[Written instruction]
Identify the lines in the data below that contain "React" and give only how many there are.

[Data provided]
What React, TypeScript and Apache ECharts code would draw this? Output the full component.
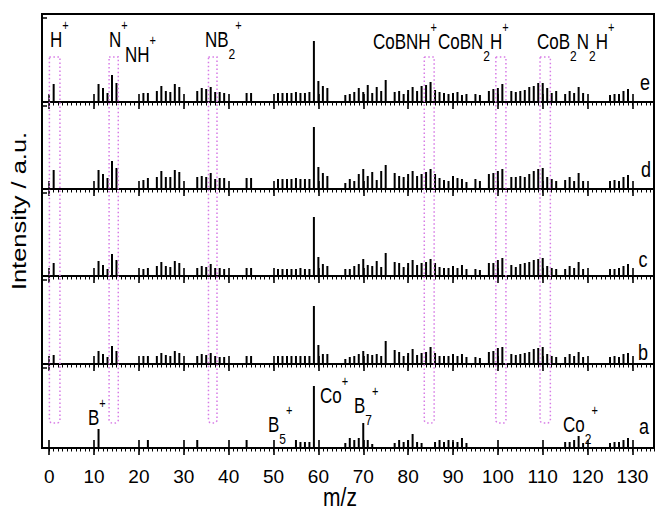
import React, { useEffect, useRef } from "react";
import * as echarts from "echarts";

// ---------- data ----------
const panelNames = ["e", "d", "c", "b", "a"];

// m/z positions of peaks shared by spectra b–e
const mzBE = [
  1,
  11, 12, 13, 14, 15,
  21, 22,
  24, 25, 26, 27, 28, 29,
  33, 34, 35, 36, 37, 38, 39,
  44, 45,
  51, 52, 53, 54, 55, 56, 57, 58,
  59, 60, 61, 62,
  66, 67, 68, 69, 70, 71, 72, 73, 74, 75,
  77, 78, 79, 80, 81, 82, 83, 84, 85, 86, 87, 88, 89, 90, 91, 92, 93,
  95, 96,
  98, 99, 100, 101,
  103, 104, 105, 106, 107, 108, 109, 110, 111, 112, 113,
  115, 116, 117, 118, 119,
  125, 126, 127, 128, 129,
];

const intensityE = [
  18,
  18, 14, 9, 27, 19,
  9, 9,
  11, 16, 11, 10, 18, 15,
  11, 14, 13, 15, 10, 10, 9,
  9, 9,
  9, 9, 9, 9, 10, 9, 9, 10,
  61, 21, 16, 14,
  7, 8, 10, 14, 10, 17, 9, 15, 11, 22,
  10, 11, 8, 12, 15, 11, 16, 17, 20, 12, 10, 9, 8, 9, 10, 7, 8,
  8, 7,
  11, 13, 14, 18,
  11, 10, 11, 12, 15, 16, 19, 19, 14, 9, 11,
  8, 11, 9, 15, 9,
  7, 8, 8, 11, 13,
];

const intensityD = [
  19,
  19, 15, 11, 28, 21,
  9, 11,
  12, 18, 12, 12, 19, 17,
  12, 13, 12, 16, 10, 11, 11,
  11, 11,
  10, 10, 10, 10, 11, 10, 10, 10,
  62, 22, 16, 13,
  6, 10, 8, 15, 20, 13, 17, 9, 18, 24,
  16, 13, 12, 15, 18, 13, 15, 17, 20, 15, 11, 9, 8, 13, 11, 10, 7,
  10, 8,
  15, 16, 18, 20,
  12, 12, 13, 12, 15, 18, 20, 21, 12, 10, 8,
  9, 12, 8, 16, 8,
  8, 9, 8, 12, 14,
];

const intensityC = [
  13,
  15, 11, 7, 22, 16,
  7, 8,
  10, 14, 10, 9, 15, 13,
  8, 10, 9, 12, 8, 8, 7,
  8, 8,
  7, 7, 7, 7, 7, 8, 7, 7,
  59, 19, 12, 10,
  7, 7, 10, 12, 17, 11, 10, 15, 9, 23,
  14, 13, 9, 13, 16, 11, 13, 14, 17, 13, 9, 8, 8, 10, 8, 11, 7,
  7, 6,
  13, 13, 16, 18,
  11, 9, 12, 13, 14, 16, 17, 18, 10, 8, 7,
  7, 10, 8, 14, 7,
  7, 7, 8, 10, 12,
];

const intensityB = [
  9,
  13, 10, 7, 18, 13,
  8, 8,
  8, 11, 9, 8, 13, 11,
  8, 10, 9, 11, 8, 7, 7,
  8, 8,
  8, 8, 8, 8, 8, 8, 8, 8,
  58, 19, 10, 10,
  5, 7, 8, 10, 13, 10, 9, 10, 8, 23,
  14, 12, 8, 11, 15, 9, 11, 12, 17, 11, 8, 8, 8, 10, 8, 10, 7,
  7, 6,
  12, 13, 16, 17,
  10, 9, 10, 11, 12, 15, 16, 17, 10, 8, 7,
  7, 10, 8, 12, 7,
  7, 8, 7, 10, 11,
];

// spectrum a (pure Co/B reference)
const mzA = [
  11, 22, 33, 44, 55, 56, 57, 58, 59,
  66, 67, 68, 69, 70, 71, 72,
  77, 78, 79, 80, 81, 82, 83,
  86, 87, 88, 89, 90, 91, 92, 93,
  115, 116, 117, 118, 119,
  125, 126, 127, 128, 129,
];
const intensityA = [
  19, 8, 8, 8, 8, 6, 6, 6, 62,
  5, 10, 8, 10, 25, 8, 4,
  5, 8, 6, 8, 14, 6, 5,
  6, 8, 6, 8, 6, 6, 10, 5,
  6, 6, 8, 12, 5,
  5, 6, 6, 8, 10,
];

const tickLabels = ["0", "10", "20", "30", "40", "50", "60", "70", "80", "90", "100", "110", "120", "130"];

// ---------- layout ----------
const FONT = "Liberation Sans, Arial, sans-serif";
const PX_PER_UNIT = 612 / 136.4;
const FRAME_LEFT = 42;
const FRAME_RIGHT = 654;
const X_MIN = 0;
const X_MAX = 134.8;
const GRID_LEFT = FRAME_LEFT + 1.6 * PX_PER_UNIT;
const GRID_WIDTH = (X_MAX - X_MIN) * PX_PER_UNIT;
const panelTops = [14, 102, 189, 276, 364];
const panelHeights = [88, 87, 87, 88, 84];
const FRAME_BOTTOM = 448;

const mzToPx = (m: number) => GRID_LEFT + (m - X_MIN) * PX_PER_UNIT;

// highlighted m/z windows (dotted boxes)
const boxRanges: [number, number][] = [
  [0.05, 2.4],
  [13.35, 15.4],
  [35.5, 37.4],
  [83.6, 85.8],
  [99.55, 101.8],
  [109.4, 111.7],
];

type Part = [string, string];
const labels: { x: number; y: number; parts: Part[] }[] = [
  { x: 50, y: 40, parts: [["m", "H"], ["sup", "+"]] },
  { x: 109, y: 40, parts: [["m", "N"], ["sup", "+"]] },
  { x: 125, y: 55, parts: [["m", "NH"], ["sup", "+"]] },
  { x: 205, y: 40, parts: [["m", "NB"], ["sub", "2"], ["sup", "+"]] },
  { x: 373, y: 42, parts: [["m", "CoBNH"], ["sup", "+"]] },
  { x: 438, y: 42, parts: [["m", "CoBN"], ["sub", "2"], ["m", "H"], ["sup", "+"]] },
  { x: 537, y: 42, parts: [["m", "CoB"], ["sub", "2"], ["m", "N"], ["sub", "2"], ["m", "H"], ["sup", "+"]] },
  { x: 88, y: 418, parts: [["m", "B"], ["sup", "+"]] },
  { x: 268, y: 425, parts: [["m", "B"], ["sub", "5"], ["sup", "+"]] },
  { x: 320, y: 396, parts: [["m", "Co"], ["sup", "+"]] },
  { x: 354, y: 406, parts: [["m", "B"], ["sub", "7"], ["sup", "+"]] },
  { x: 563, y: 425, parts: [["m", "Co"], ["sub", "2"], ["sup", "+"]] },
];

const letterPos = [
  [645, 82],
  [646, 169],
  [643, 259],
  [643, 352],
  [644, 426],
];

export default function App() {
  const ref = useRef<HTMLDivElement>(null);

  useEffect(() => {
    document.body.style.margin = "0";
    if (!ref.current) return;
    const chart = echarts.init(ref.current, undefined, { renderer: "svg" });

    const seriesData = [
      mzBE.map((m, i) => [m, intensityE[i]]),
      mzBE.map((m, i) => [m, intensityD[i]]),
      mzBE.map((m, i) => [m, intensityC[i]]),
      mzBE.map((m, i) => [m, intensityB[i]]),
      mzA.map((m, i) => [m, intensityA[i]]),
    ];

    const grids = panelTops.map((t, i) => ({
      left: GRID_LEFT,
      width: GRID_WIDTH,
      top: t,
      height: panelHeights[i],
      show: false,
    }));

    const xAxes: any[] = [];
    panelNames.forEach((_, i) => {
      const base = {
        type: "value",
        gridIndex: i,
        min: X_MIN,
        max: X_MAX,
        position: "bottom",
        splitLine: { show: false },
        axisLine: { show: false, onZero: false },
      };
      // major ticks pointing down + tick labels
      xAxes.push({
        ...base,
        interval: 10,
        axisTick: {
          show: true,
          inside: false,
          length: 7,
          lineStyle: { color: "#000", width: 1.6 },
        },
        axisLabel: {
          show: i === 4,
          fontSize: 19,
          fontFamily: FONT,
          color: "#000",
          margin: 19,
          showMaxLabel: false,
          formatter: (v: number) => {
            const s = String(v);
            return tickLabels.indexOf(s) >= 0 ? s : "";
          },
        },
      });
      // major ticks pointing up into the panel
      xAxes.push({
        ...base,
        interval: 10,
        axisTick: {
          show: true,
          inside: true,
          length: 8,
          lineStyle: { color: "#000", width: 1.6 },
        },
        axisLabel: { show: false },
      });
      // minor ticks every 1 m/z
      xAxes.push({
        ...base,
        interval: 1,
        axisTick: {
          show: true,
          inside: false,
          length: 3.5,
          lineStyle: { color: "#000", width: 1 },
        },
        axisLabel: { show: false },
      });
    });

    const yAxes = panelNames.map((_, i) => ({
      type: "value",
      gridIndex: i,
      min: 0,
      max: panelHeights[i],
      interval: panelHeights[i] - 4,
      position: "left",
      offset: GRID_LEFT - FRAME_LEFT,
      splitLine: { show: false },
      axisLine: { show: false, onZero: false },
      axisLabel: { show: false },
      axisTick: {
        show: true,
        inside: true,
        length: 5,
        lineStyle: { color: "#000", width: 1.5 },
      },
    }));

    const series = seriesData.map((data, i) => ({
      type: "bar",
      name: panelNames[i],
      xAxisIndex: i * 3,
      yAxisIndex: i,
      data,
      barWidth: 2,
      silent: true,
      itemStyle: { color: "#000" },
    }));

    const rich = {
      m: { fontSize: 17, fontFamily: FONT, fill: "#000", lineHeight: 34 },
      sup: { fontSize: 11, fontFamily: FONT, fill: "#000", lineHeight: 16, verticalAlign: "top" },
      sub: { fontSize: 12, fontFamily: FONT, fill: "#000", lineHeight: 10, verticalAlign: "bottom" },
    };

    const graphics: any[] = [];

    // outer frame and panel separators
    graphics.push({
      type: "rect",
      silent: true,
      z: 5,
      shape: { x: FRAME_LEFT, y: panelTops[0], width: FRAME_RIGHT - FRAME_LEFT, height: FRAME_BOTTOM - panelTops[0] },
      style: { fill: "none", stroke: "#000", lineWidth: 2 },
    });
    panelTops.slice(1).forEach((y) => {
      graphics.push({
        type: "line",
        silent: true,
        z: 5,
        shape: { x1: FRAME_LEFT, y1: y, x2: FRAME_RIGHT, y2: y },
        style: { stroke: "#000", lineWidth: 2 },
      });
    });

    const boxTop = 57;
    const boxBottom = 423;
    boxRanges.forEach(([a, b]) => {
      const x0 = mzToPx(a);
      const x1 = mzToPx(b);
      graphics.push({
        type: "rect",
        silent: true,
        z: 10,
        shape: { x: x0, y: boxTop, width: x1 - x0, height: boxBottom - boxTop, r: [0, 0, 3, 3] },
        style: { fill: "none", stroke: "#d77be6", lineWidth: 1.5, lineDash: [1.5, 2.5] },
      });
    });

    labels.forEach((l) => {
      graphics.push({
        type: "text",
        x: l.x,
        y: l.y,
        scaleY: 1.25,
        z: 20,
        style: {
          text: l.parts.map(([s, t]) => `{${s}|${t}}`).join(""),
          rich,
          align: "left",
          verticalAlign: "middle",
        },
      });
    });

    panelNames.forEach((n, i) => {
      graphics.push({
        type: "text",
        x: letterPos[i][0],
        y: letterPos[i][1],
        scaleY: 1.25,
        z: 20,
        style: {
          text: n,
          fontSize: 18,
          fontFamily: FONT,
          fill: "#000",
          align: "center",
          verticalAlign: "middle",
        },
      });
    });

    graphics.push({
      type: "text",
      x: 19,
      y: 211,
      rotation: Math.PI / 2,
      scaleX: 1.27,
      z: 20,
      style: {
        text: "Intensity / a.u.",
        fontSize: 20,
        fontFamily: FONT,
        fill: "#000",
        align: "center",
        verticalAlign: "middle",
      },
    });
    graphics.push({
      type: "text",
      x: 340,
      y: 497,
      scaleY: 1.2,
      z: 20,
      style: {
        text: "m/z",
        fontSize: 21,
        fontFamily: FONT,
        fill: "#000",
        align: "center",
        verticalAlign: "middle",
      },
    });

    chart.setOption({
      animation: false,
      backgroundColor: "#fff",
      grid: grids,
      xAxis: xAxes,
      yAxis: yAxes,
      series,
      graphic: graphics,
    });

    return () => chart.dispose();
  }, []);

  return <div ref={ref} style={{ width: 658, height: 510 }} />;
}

[Result of this exercise]
2